Is It a Masterpiece?
In the foreword Deepak Reju calls this book a “masterpiece.” Is it? Insofar as it is grounded in Scripture, yes. Inasmuch as it makes compelling connections from biblical theology to best practices in biblical counseling, yes. In its distinctly Christian approach to Christian practices—it is shot through with prayer and insists sanctification involves deep confession—then yes, Gospel-Centered Counseling is a fine work. Is it destined to become a biblical counseling classic that will still be reprinted 20 years from now? I couldn’t say for sure. But Kellemen won’t mind either way. He wants to equip God’s people for one-another ministry, and if Gospel-Centered Counseling achieves this much, his stated purpose will be met.
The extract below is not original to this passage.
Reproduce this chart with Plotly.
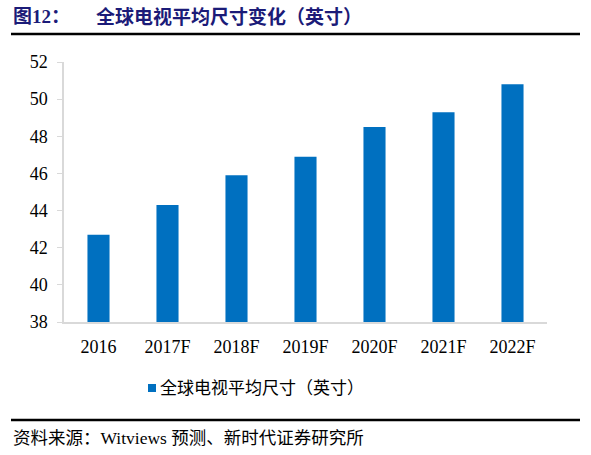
"""
Global TV average screen size, 2016 -> 2022F (inches).
Single-series bar chart, research-report styling.
"""
import plotly.graph_objects as go

YEARS = ["2016", "2017F", "2018F", "2019F", "2020F", "2021F", "2022F"]
AVG_SIZE = [42.7, 44.3, 45.9, 46.9, 48.5, 49.3, 50.8]
Y_TICKS = [38, 40, 42, 44, 46, 48, 50, 52]

TITLE_NO = "图12："
TITLE = "全球电视平均尺寸变化（英寸）"
SERIES = "全球电视平均尺寸（英寸）"
SOURCE = "资料来源：Witviews 预测、新时代证券研究所"

W, H = 591, 455
L, R, T, B = 64, 44, 62, 133
PW, PH = W - L - R, H - T - B

FONT = "Liberation Serif, Noto Sans CJK SC, serif"
BLUE = "#0070C0"
NAVY = "#1b1b78"
GRID = "#D9D9D9"


def px_x(px):
    return (px - L) / PW


def px_y(py):
    return (H - B - py) / PH


fig = go.Figure()
fig.add_trace(
    go.Bar(
        x=YEARS, y=AVG_SIZE, name=SERIES,
        marker=dict(color=BLUE, line=dict(width=0)),
        width=0.32, showlegend=False,
    )
)

# header / footer rules
for py in (34, 420):
    fig.add_shape(
        type="line", xref="paper", yref="paper",
        x0=px_x(11), x1=px_x(580), y0=px_y(py), y1=px_y(py),
        line=dict(color="black", width=2.5),
    )

# legend swatch + label, drawn by hand to keep it tight
fig.add_shape(
    type="rect", xref="paper", yref="paper",
    x0=px_x(148), x1=px_x(156), y0=px_y(392), y1=px_y(384),
    fillcolor=BLUE, line=dict(width=0),
)
fig.add_annotation(
    x=px_x(158), y=px_y(388), xref="paper", yref="paper",
    text=SERIES, showarrow=False,
    xanchor="left", yanchor="middle",
    font=dict(family=FONT, size=17, color="black"),
)

fig.add_annotation(
    x=px_x(11), y=px_y(17), xref="paper", yref="paper",
    text=f"<b>{TITLE_NO}</b>", showarrow=False,
    xanchor="left", yanchor="middle",
    font=dict(family=FONT, size=19, color=NAVY),
)
fig.add_annotation(
    x=px_x(94), y=px_y(17), xref="paper", yref="paper",
    text=f"<b>{TITLE}</b>", showarrow=False,
    xanchor="left", yanchor="middle",
    font=dict(family=FONT, size=19, color=NAVY),
)
fig.add_annotation(
    x=px_x(11), y=px_y(438), xref="paper", yref="paper",
    text=SOURCE, showarrow=False,
    xanchor="left", yanchor="middle",
    font=dict(family=FONT, size=17.5, color="black"),
)

fig.update_layout(
    width=W, height=H,
    margin=dict(l=L, r=R, t=T, b=B),
    paper_bgcolor="white", plot_bgcolor="white",
    font=dict(family=FONT, size=17, color="black"),
    showlegend=False,
    xaxis=dict(
        showline=True, linecolor=GRID, linewidth=1.5,
        ticks="", showgrid=False, ticklabelstandoff=8,
        tickfont=dict(family=FONT, size=18),
    ),
    yaxis=dict(
        range=[38, 52], tickvals=Y_TICKS,
        showline=True, linecolor=GRID, linewidth=1.5,
        ticks="outside", ticklen=5, tickcolor=GRID,
        showgrid=False, zeroline=False, ticklabelstandoff=6,
        tickfont=dict(family=FONT, size=18),
    ),
)

fig.write_html(
    "out.html",
    config={"displayModeBar": False},
    post_script="document.body.style.margin='0';",
)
Still, some questions remain. For example, is the Bible totally sufficient for counseling? Is it enough for living in the 21st century? Some will dive into the book expecting Kellemen to answer such questions. While he does address this issue as one aspect of his gospel-centered approach, readers might like to know the volume the BCC released immediately prior was Scripture and Counseling: God’s Word for Life in a Broken World (Zondervan, 2014) [excerpt]. Its main concern was to encourage confidence in the Bible as central to life and counseling.
One question I suspect newer Christians and non-Christians might ask is why there isn’t more “Gospel” (in this context referring not to the good news but to Matthew, Mark, Luke, and John) in the book. They have a point: if the Gospels are the first four books of the New Testament and primarily concerned with Jesus’s life and ministry, why so relatively little about him in a book by this title? As Jesus himself pointed out, all Scripture speaks of him (John 5:39). And as we know from the apostle Paul (2 Tim. 3:16), even the black letters of Scripture, are the inspired words of the Word of God. Ostensibly Kellemen will explore this ministry of Jesus further in Gospel Conversations: How to Care Like Christ (Zondervan, forthcoming). And that’s exactly where the biblical counseling conversation needs to go next.
Gospel-Centered Counseling is a vital new resource that deserves wide usage in counseling ministries, in training institutions, and in local churches.